Work required ->
Look through the data below. Pick out the lines holding the string "React".

□ □ □ □

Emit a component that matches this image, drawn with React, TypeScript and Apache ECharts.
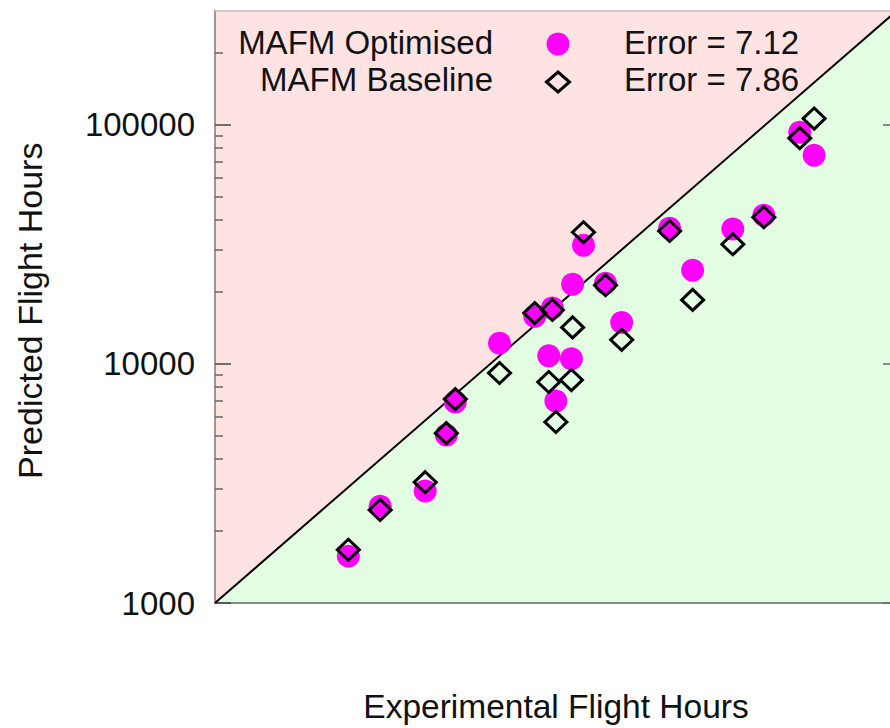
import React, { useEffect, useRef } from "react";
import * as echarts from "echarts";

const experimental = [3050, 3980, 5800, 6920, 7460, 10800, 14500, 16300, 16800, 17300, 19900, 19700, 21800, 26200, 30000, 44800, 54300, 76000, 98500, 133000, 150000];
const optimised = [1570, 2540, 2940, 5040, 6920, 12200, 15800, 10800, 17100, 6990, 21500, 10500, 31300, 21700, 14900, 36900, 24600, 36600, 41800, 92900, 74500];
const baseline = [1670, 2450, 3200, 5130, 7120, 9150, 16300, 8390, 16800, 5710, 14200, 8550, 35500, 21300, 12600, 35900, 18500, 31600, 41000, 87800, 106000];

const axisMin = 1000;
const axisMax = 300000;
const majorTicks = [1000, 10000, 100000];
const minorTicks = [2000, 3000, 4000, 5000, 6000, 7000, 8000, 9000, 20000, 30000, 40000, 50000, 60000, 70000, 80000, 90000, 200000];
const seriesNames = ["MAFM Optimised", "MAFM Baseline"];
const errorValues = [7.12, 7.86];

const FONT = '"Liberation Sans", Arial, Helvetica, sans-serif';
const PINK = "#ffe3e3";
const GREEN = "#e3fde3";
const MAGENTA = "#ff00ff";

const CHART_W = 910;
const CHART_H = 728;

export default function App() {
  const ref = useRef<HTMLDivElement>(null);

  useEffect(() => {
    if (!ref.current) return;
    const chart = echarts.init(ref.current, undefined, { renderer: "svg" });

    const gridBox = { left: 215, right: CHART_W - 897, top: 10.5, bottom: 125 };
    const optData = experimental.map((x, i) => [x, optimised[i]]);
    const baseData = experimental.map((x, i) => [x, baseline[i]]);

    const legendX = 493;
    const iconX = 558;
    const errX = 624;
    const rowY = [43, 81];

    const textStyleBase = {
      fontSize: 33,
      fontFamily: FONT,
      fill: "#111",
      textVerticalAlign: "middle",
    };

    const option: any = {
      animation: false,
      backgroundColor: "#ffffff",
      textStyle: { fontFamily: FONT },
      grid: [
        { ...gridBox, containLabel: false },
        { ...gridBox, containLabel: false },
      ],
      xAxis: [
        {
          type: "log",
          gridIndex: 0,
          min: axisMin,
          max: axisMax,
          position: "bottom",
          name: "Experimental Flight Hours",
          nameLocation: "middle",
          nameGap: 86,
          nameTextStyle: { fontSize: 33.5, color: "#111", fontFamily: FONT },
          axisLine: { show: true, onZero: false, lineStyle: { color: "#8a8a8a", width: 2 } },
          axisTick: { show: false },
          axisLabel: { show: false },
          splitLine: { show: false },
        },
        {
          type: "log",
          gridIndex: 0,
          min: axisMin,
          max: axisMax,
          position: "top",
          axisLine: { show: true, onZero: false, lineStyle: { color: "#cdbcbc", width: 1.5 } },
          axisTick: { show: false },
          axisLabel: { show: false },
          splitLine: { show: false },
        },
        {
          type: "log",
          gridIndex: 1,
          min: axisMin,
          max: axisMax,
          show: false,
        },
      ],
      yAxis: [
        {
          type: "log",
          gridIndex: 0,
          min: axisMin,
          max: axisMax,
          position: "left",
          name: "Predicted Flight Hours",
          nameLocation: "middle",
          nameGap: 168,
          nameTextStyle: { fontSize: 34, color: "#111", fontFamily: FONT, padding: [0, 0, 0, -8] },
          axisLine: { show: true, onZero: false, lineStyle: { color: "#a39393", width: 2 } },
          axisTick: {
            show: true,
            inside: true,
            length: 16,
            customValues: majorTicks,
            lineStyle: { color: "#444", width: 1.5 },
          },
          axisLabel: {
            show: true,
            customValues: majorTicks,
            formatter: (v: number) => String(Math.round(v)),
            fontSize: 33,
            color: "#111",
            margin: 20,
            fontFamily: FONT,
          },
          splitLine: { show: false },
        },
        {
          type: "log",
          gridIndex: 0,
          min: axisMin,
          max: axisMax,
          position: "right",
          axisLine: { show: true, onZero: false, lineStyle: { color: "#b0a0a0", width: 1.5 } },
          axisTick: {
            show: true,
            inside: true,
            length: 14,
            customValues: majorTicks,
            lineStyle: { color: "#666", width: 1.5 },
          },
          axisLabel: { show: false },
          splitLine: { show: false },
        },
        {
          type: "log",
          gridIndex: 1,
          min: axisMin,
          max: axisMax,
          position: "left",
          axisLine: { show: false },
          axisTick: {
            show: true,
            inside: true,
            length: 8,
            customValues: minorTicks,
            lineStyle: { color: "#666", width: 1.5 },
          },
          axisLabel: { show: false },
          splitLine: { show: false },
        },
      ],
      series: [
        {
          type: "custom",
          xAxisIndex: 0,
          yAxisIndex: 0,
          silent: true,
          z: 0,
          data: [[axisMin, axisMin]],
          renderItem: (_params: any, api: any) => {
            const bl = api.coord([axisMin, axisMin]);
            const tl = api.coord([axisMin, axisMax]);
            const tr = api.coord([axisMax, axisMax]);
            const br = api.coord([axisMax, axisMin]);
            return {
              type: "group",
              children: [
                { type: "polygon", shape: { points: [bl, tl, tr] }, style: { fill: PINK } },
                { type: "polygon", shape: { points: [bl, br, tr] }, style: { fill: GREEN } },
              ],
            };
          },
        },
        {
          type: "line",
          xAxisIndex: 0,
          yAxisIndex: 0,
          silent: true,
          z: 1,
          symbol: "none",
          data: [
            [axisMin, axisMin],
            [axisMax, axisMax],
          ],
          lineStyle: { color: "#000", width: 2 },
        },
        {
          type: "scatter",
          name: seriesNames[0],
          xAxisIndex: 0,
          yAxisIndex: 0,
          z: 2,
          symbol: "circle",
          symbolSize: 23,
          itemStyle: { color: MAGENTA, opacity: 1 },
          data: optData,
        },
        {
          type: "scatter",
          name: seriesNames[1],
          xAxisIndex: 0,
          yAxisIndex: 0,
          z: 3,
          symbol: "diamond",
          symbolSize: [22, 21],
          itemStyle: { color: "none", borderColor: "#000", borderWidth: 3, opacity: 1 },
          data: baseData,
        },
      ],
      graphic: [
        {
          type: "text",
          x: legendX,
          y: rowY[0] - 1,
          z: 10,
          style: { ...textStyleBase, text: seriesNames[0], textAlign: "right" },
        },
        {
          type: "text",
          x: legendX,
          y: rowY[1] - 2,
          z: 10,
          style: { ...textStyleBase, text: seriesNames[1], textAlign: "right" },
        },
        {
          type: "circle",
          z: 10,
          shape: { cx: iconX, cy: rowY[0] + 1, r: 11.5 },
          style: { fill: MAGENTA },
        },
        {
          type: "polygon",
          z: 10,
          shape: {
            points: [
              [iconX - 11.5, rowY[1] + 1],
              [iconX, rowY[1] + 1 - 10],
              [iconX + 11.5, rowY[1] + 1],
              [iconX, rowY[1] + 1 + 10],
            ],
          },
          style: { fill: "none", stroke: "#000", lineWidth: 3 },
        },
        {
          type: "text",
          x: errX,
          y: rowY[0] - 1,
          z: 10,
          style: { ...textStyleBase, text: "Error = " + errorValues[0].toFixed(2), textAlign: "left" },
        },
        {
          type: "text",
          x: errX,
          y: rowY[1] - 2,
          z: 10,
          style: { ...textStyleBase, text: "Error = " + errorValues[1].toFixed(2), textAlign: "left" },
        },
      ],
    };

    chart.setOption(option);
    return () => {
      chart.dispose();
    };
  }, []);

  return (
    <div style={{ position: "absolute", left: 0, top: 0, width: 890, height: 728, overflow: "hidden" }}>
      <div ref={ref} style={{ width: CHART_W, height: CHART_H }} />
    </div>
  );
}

□ □ □ □

Completed exercise ->
Emit a component that matches this image, drawn with React, TypeScript and Apache ECharts.
import React, { useEffect, useRef } from "react";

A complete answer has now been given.